> **EXERCISE BRIEF**
Copy everything in the data below exactly except the pictures.

> **DATA PROVIDED**
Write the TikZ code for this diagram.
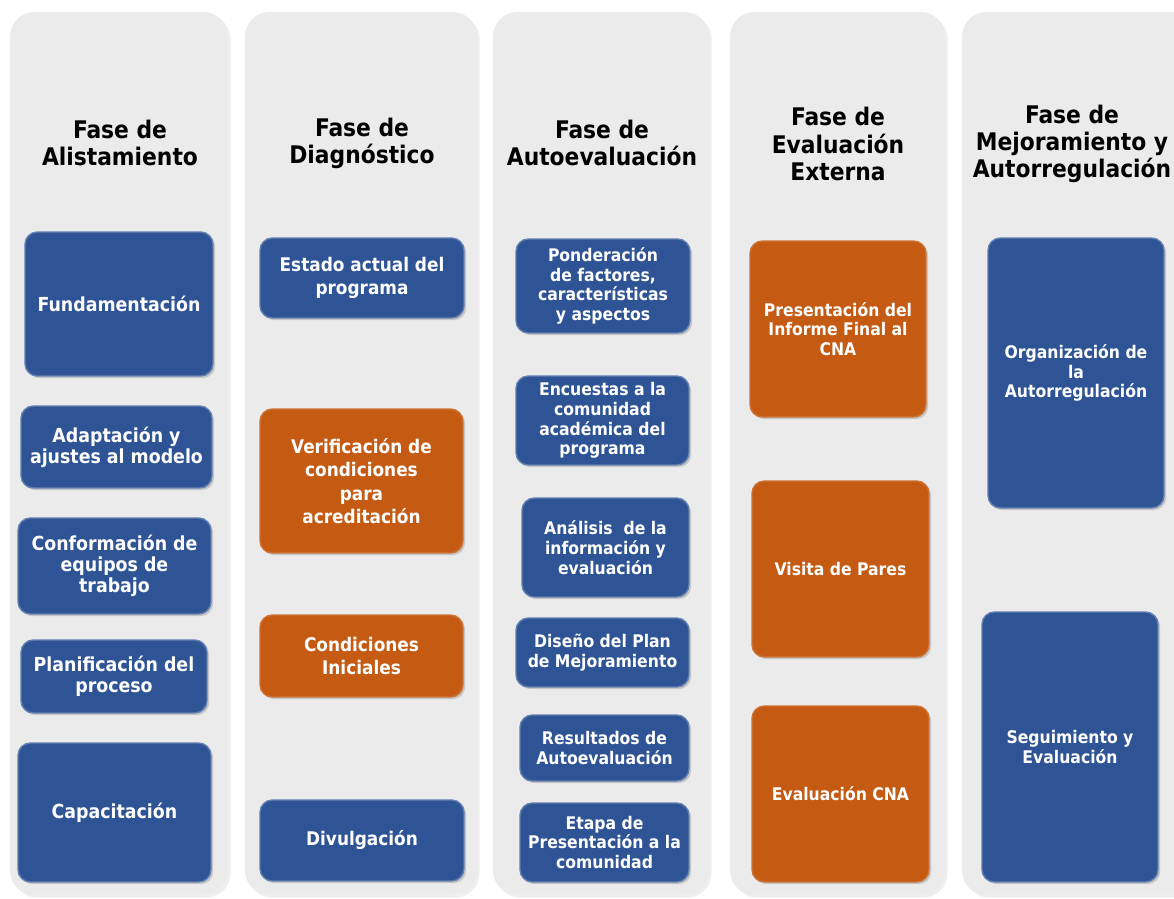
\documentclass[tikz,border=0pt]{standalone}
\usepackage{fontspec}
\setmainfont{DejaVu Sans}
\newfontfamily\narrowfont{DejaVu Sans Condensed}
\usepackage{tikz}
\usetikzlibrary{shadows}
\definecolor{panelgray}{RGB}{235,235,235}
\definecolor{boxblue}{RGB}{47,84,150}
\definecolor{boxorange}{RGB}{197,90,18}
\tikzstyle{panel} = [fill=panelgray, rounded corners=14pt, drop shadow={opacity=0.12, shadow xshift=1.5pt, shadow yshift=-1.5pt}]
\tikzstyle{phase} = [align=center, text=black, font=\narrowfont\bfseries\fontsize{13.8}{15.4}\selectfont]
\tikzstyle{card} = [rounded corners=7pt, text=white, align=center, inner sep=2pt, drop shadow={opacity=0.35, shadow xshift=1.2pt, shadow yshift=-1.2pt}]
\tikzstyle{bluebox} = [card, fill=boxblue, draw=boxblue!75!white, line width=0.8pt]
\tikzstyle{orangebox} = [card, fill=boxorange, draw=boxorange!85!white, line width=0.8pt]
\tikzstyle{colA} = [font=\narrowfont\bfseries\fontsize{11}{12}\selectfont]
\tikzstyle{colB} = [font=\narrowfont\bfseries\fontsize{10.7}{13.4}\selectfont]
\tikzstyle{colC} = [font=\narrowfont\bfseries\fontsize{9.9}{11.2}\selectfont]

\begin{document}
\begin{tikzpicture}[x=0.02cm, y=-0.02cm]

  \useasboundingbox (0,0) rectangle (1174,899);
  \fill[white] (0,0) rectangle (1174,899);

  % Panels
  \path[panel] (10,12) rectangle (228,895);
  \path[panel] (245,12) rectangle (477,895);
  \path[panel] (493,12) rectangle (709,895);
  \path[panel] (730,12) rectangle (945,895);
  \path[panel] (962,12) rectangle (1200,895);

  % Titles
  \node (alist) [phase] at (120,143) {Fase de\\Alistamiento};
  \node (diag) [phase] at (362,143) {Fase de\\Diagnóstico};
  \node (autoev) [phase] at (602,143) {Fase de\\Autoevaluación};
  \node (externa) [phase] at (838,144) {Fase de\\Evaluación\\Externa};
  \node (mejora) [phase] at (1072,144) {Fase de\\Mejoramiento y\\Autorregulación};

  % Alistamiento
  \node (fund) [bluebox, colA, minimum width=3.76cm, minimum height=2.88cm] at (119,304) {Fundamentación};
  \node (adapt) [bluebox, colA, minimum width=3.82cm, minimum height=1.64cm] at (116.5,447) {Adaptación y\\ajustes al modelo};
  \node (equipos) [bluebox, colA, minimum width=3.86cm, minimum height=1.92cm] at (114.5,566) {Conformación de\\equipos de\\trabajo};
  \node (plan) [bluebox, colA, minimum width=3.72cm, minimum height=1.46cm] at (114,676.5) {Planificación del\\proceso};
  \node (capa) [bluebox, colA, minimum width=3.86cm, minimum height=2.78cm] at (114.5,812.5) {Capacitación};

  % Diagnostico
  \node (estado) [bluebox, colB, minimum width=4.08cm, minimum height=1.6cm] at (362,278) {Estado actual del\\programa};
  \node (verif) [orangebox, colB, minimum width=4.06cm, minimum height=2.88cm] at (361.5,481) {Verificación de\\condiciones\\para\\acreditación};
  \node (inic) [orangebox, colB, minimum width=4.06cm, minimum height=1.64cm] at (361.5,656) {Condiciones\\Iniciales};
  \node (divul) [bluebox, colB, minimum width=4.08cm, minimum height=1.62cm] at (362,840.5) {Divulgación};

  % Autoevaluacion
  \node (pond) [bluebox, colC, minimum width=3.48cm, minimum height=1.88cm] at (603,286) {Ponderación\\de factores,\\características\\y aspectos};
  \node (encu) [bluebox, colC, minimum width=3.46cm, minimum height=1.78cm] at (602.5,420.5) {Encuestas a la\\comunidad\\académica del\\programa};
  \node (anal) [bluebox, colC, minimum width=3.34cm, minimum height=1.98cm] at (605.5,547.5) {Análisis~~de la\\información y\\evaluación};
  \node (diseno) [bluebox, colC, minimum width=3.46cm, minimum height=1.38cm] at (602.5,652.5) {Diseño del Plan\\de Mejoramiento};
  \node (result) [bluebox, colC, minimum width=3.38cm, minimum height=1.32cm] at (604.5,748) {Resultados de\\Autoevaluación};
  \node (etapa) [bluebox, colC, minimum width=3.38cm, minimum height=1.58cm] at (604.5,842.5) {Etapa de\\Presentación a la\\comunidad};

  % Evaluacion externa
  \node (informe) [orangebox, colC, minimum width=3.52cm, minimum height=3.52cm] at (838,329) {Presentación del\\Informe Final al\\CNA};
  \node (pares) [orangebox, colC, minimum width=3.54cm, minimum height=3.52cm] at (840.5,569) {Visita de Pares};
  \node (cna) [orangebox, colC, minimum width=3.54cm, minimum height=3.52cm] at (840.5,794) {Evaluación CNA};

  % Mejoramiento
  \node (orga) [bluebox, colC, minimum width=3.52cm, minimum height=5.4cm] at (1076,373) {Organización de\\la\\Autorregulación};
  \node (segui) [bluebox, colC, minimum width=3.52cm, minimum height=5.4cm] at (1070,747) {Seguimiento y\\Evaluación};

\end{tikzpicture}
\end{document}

> **SOLUTION FOR THIS EXERCISE**
Write the TikZ code for this diagram.
\documentclass[tikz,border=0pt]{standalone}
\usepackage{fontspec}
\setmainfont{DejaVu Sans}
\newfontfamily\narrowfont{DejaVu Sans Condensed}
\usepackage{tikz}
\usetikzlibrary{shadows}
\definecolor{panelgray}{RGB}{235,235,235}
\definecolor{boxblue}{RGB}{47,84,150}
\definecolor{boxorange}{RGB}{197,90,18}
\tikzstyle{panel} = [fill=panelgray, rounded corners=14pt, drop shadow={opacity=0.12, shadow xshift=1.5pt, shadow yshift=-1.5pt}]
\tikzstyle{phase} = [align=center, text=black, font=\narrowfont\bfseries\fontsize{13.8}{15.4}\selectfont]
\tikzstyle{card} = [rounded corners=7pt, text=white, align=center, inner sep=2pt, drop shadow={opacity=0.35, shadow xshift=1.2pt, shadow yshift=-1.2pt}]
\tikzstyle{bluebox} = [card, fill=boxblue, draw=boxblue!75!white, line width=0.8pt]
\tikzstyle{orangebox} = [card, fill=boxorange, draw=boxorange!85!white, line width=0.8pt]
\tikzstyle{colA} = [font=\narrowfont\bfseries\fontsize{11}{12}\selectfont]
\tikzstyle{colB} = [font=\narrowfont\bfseries\fontsize{10.7}{13.4}\selectfont]
\tikzstyle{colC} = [font=\narrowfont\bfseries\fontsize{9.9}{11.2}\selectfont]

\begin{document}
\begin{tikzpicture}[x=0.02cm, y=-0.02cm]

  \useasboundingbox (0,0) rectangle (1174,899);
  \fill[white] (0,0) rectangle (1174,899);

  % Panels
  \path[panel] (10,12) rectangle (228,895);
  \path[panel] (245,12) rectangle (477,895);
  \path[panel] (493,12) rectangle (709,895);
  \path[panel] (730,12) rectangle (945,895);
  \path[panel] (962,12) rectangle (1200,895);

  % Titles
  \node (alist) [phase] at (120,143) {Fase de\\Alistamiento};
  \node (diag) [phase] at (362,143) {Fase de\\Diagnóstico};
  \node (autoev) [phase] at (602,143) {Fase de\\Autoevaluación};
  \node (externa) [phase] at (838,144) {Fase de\\Evaluación\\Externa};
  \node (mejora) [phase] at (1072,144) {Fase de\\Mejoramiento y\\Autorregulación};

  % Alistamiento
  \node (fund) [bluebox, colA, minimum width=3.76cm, minimum height=2.88cm] at (119,304) {Fundamentación};
  \node (adapt) [bluebox, colA, minimum width=3.82cm, minimum height=1.64cm] at (116.5,447) {Adaptación y\\ajustes al modelo};
  \node (equipos) [bluebox, colA, minimum width=3.86cm, minimum height=1.92cm] at (114.5,566) {Conformación de\\equipos de\\trabajo};
  \node (plan) [bluebox, colA, minimum width=3.72cm, minimum height=1.46cm] at (114,676.5) {Planificación del\\proceso};
  \node (capa) [bluebox, colA, minimum width=3.86cm, minimum height=2.78cm] at (114.5,812.5) {Capacitación};

  % Diagnostico
  \node (estado) [bluebox, colB, minimum width=4.08cm, minimum height=1.6cm] at (362,278) {Estado actual del\\programa};
  \node (verif) [orangebox, colB, minimum width=4.06cm, minimum height=2.88cm] at (361.5,481) {Verificación de\\condiciones\\para\\acreditación};
  \node (inic) [orangebox, colB, minimum width=4.06cm, minimum height=1.64cm] at (361.5,656) {Condiciones\\Iniciales};
  \node (divul) [bluebox, colB, minimum width=4.08cm, minimum height=1.62cm] at (362,840.5) {Divulgación};

  % Autoevaluacion
  \node (pond) [bluebox, colC, minimum width=3.48cm, minimum height=1.88cm] at (603,286) {Ponderación\\de factores,\\características\\y aspectos};
  \node (encu) [bluebox, colC, minimum width=3.46cm, minimum height=1.78cm] at (602.5,420.5) {Encuestas a la\\comunidad\\académica del\\programa};
  \node (anal) [bluebox, colC, minimum width=3.34cm, minimum height=1.98cm] at (605.5,547.5) {Análisis~~de la\\información y\\evaluación};
  \node (diseno) [bluebox, colC, minimum width=3.46cm, minimum height=1.38cm] at (602.5,652.5) {Diseño del Plan\\de Mejoramiento};
  \node (result) [bluebox, colC, minimum width=3.38cm, minimum height=1.32cm] at (604.5,748) {Resultados de\\Autoevaluación};
  \node (etapa) [bluebox, colC, minimum width=3.38cm, minimum height=1.58cm] at (604.5,842.5) {Etapa de\\Presentación a la\\comunidad};

  % Evaluacion externa
  \node (informe) [orangebox, colC, minimum width=3.52cm, minimum height=3.52cm] at (838,329) {Presentación del\\Informe Final al\\CNA};
  \node (pares) [orangebox, colC, minimum width=3.54cm, minimum height=3.52cm] at (840.5,569) {Visita de Pares};
  \node (cna) [orangebox, colC, minimum width=3.54cm, minimum height=3.52cm] at (840.5,794) {Evaluación CNA};

  % Mejoramiento
  \node (orga) [bluebox, colC, minimum width=3.52cm, minimum height=5.4cm] at (1076,373) {Organización de\\la\\Autorregulación};
  \node (segui) [bluebox, colC, minimum width=3.52cm, minimum height=5.4cm] at (1070,747) {Seguimiento y\\Evaluación};

\end{tikzpicture}
\end{document}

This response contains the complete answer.